Knud Odde looks back in time
when building his cabinet of images. He searches out pictures
of people and situations which carry with them dreams and
impressions from a recent past, and which have become, often
without our noticing - elements of a contemporary mythology,
moving through dark and secret paths, the pictorial art
of our time, music and other expressions.
An important element within Knud Odde's pictorial world
is his many years as a musician, as songwriter and bass
guitarist in the leading Scandinavian rock group Sort Sol.
The group represented the high points of the punk era, and
has since pursued more conventional and classical types
of rock, which also reflects a historical awareness. Historical
connections are not only gained from rock-history - his
texts may also use themes from modernist art and revolutionary
architecture, such as Vladimir Tatlin's leaning tower, -
the monument for the Third International.
Knud Odde also has a past as a research librarian, specialising
in film history. He here had access to printed and photographed
material from the early days of cinema, a definitive source
for his own production of pictures.
Most of the themes within his pictures appear to be based
on the media pictures of the 1950s and 1960s, of the heroes
and fantasy scenes of the time. Primitive - but at the time
revolutionary printing techniques using colour simplification
and graphical tricks, renounced the realistic element, and
with it the modesty of the psychological portrait.

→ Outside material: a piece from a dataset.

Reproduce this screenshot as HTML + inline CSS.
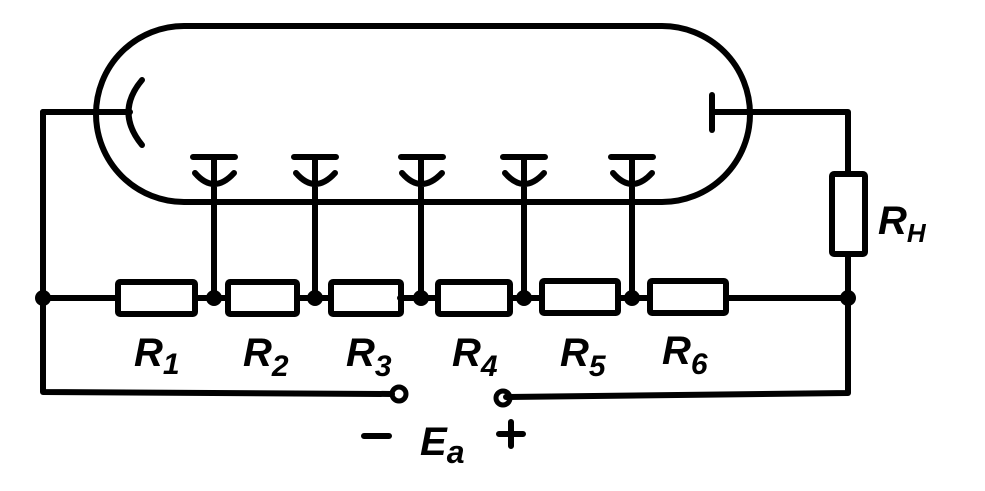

The American culture of Hollywood, weekly magazines, comic
strips and advertising became both the theme and the motif
for the artists of the Pop Art movement of the 1960's. For
the Andy Warhol generation it was both their own age and
their cultural condition. A territory to be acknowledged
whilst finding its own existential formula.
Knud Odde is not American. He approaches themes as a European,
with both perspective and distance, but also with love.
He stretches the notion of time - incorporating the present
within the form of Merce Cunningham or Patti Smith, but
also the Europeans of the 1920s into his repertoire.
A pictorial language emerges of an observant, ironic distance,
and a unique intimacy, with warm and erotic overtones.